Tiempo de secas
Coahuila ha padecido cíclicamente los efectos de la sequía a lo largo de su historia, igual que el País entero. En el México antiguo ya ocurrían severas sequías. Las crónicas dicen que en 1450 “llovía fuego, se perdían las cosechas y bajaba el nivel de la laguna”. Diego Durán, en su “Historia de las Indias de la Nueva España e islas de Tierra firme”, señala que viendo el rey la mortandad que había les dio licencia a sus súbditos para que salieran del reino a buscar qué comer, y que salieron muchos que nunca más volvieron.
Hace unos años había que cubrir una serie de requisitos para pedir una ayuda emergente al Gobierno Federal, pero existía un programa de ayuda en casos de desastre, y la sequía lo es. Hoy, con la supresión de esos programas por la 4T, es imposible. Quizás tengamos que volver a los métodos acostumbrados antaño por los pueblos para atraer la lluvia. Hace medio siglo, cuando los recursos escaseaban, había otros medios para tratar de evitar esas situaciones que afectaban la cuestión agrícola y ganadera, y la vida misma de las comunidades, cuya supervivencia dependía de las cosechas y el abasto de carne en la región. En tiempos de secas, como la que estamos pasando en Saltillo, los matachines bailaban sus danzas durante días y noches enteros frente al Ojo de Agua en el que se cree se fundó la ciudad. En las rancherías aledañas así como en la ciudad, sacaban las imágenes religiosas del santo patrono o el santo de la devoción de la comunidad, y en procesión por las calles y los sembradíos, la gente, llena de fervor, imploraba al cielo la lluvia con rezos y cánticos. Cuando no bastaba con eso, las autoridades se veían en la necesidad de buscar otros medios para hacer caer el agua y mantener la vida en las poblaciones.
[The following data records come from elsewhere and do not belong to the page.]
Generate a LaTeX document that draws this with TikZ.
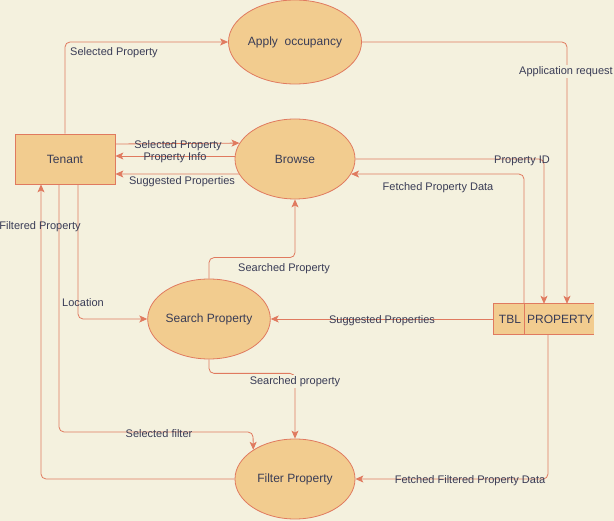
\documentclass[tikz,border=0pt]{standalone}
\usepackage{fontspec}
\setmainfont{Liberation Sans}
\usetikzlibrary{shapes.geometric,arrows.meta,calc}
\definecolor{bgc}{HTML}{F4F1DE}
\definecolor{fillc}{HTML}{F2CC8F}
\definecolor{linec}{HTML}{E07A5F}
\definecolor{textc}{HTML}{393C56}
\tikzset{
  proc/.style={ellipse,draw=linec,fill=fillc,line width=0.8pt,minimum width=120pt,minimum height=80pt,inner sep=0pt,text=textc,font=\fontsize{12}{14}\selectfont},
  ent/.style={rectangle,draw=linec,fill=fillc,line width=0.8pt,minimum width=100pt,minimum height=50pt,inner sep=0pt,text=textc,font=\fontsize{12}{14}\selectfont},
  flow/.style={draw=linec,line width=0.8pt,rounded corners=5pt,-{Stealth[length=8pt,width=7pt,inset=2pt]}},
  lbl/.style={text=textc,font=\fontsize{11}{13}\selectfont,inner sep=0pt,yshift=-1.5pt},
  lblbg/.style={lbl,fill=bgc,inner sep=1.5pt},
  txt/.style={text=textc,font=\fontsize{12}{14}\selectfont,inner sep=0pt}
}
\begin{document}
\begin{tikzpicture}[x=1pt,y=-1pt]
\useasboundingbox (0,0) rectangle (614,521);
\fill[bgc] (0,0) rectangle (614,521);

% nodes
\node[proc,minimum width=126pt,minimum height=84pt] (apply) at (295,42) {Apply\ \ occupancy};
\node[proc] (browse) at (295,159) {Browse};
\node[ent] (tenant) at (65,159) {Tenant};
\node[proc] (search) at (209,319) {Search Property};
\node[proc] (filter) at (295,479) {Filter Property};
\node[rectangle,fill=fillc,minimum width=100pt,minimum height=30pt,inner sep=0pt] (tbl) at (544,319) {};
\draw[linec,line width=0.8pt] (tbl.north east) -- (tbl.north west) -- (tbl.south west) -- (tbl.south east);
\node[txt] (tbltxt) at (510,319) {TBL};
\node[txt] (proptxt) at (560,319) {PROPERTY};

% connectors
\draw[flow] (tenant.north) |- (apply.west);
\draw[flow] (apply.east) -| ($(tbl.north)+(23,0)$);
\draw[flow] ($(tenant.east)+(0,-15)$) -- (browse.164.9);
\draw[flow] ($(browse.west)+(0,-3)$) -- ($(tenant.east)+(0,-3)$);
\draw[flow] (browse.195.1) -- ($(tenant.east)+(0,15)$);
\draw[flow] (browse.east) -| (tbl.north);
\draw[flow] ($(tbl.north)+(-20,0)$) |- (browse.-15.1);
\draw[linec,line width=0.8pt] ($(tbl.north)+(-20,0)$) -- ($(tbl.south)+(-20,0)$);
\draw[flow] (search.north) -- ++(0,-21) -| (browse.south);
\draw[flow] ($(tenant.south)+(13,0)$) |- (search.west);
\draw[flow] (filter.west) -| ($(tenant.south)+(-24,0)$);
\draw[flow] ($(tenant.south)+(-6,0)$) |- ($(filter.center)+(-42,-47)$) -- (filter.145.75);
\draw[flow] (search.south) -- ++(0,14) -| (filter.north);
\draw[flow] ($(tbl.south)+(4,0)$) |- (filter.east);
\draw[flow] (tbl.west) -- (search.east);

% labels
\node[lbl,anchor=west] (l1) at (70,51) {Selected Property};
\node[lblbg] (l2) at (566,70) {Application request};
\node[lbl] (l3) at (178,144) {Selected Property};
\node[lbl] (l4) at (175,156) {Property Info};
\node[lbl] (l5) at (182,180) {Suggested Properties};
\node[lbl] (l6) at (522,159) {Property ID};
\node[lbl] (l7) at (438,186) {Fetched Property Data};
\node[lbl,anchor=west] (l8) at (238,267) {Searched Property};
\node[lbl] (l9) at (83,301) {Location};
\node[lbl] (l10) at (40,225) {Filtered Property};
\node[lbl] (l11) at (159,432) {Selected filter};
\node[lblbg] (l12) at (295,380) {Searched property};
\node[lbl] (l13) at (470,479) {Fetched Filtered Property Data};
\node[lbl] (l14) at (382,319) {Suggested Properties};
\end{tikzpicture}
\end{document}
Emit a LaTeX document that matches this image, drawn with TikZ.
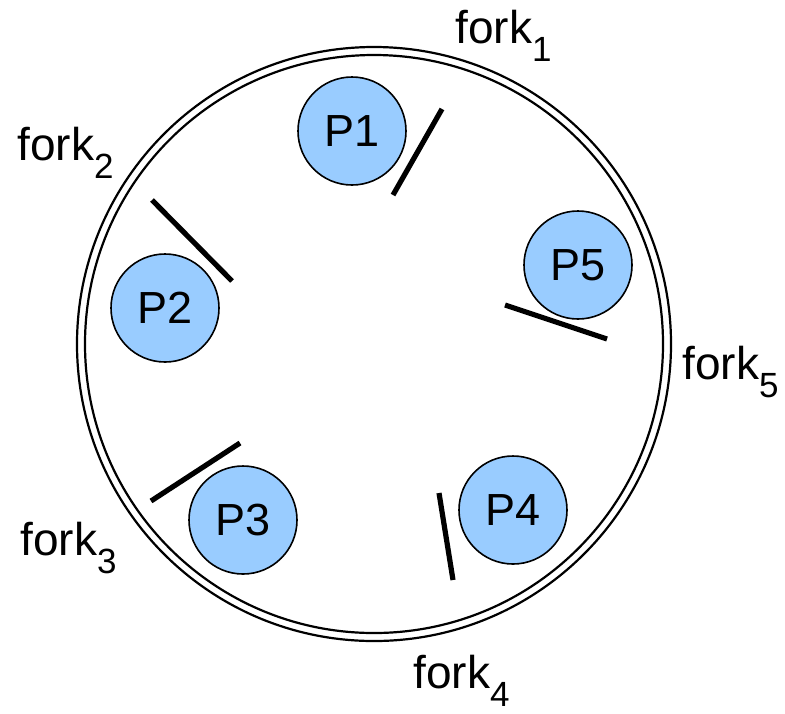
\documentclass[tikz,border=0pt]{standalone}
\usepackage{fontspec}
\setmainfont{Liberation Sans}
% fork label with lowered index
\newcommand{\forklabel}[1]{fork\raisebox{-9pt}{\fontsize{17.5pt}{17.5pt}\selectfont #1}}
\begin{document}
\begin{tikzpicture}[x=0.5pt,y=-0.5pt,
  phil/.style={circle,draw=black,line width=0.8pt,fill=philblue,minimum size=54pt,inner sep=0pt,
    font=\fontsize{22.5pt}{22.5pt}\selectfont},
  forkbar/.style={line width=2.6pt,line cap=butt},
  table/.style={line width=1.1pt},
  forktext/.style={anchor=base west,inner sep=0pt,font=\fontsize{23pt}{23pt}\selectfont}]
\definecolor{philblue}{HTML}{99CCFF}
\useasboundingbox (0,0) rectangle (785,713);

% the table: two concentric rings
\coordinate (centre) at (374,344);
\draw[table] (centre) circle[radius=148.5pt];
\draw[table] (centre) circle[radius=144.5pt];

% philosophers
\node[phil] (p1) at (352,131) {P1};
\node[phil] (p2) at (165,308) {P2};
\node[phil] (p3) at (243,520) {P3};
\node[phil] (p4) at (513,510) {P4};
\node[phil] (p5) at (578,265) {P5};

% forks
\coordinate (f1a) at (442,109); \coordinate (f1b) at (393,195);
\coordinate (f2a) at (152,200); \coordinate (f2b) at (232,281);
\coordinate (f3a) at (240,443); \coordinate (f3b) at (151,501);
\coordinate (f4a) at (439,493); \coordinate (f4b) at (453,580);
\coordinate (f5a) at (505,305); \coordinate (f5b) at (607,339);
\draw[forkbar] (f1a) -- (f1b);
\draw[forkbar] (f2a) -- (f2b);
\draw[forkbar] (f3a) -- (f3b);
\draw[forkbar] (f4a) -- (f4b);
\draw[forkbar] (f5a) -- (f5b);

% fork labels
\node[forktext] (l1) at (455,43)  {\forklabel{1}};
\node[forktext] (l2) at (17,160)  {\forklabel{2}};
\node[forktext] (l3) at (20,555)  {\forklabel{3}};
\node[forktext] (l4) at (413,688) {\forklabel{4}};
\node[forktext] (l5) at (682,379) {\forklabel{5}};
\end{tikzpicture}
\end{document}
Don Roberto Orozco Melo, de gratos recuerdos y autor de un interesante anecdotario de políticos coahuilenses, “De Carne y Huesos”, documenta en su libro que en 1954 el gobernador Román Cepeda, consternado por la desesperación de la gente ante la escasez de agua, mandó a buscar a un tal profesor Udave, quien mediante un buen pago había hecho llover en otros estados con un dudoso ritual. Cuenta don Roberto que don Federico Berrueto Ramón, maestro y consejero del gobernador, le dijo que eso no era lógico ni científico, que cómo podía creer en esas tonterías y pagarle a un loco para que hiciera llover. La respuesta que le dio don Román a su maestro hace estremecer: “Tiene razón, maestro, pero al ver lo que sufre nuestra gente, ¿cree usted que tenemos derecho a quitarle la esperanza, lo único que es verdaderamente suyo?”. Ese año, lo que no pudo hacer la danza de los matachines ni los ruegos desesperados de la gente, lo hizo el extraño ritual que el loco realizó en una noche de luna en cuarto creciente. Al amanecer del día siguiente empezó a caer una llovizna que pronto se convirtió en aguacero.
Aunque ahora se sabe que la sequía es un fenómeno cíclico, la ausencia de lluvias provoca conflictos de orden social, económico y político, que a su vez pueden ser detonadores de otros problemas ya existentes. Así lo atestigua en la literatura la famosa novela “Las Uvas de la Ira”, de John Steinbeck, ambientada en la época de la gran crisis económica de Estados Unidos después del crack de 1929, cuyo tema es la justicia y la dignidad humana ante las circunstancias de los pequeños agricultores, que fueron obligados a emigrar a California en busca de mejores condiciones de vida.
Entre las rondas que cantábamos de niños, repetíamos la dedicada al santo patrono de Arteaga, y cantábamos así, no sé si correctamente: “San Isidro labrador, quita el agua y pon el sol”. Quizás ahora es tiempo de cantarle a san Isidro, sólo que invirtiendo la tonadilla que cantábamos al patrón de los agricultores cuando la lluvia nos impedía jugar, y pedirle que nos traiga el agua y quite el sol, para calmar la sed de nuestra tierra y nuestro pueblo.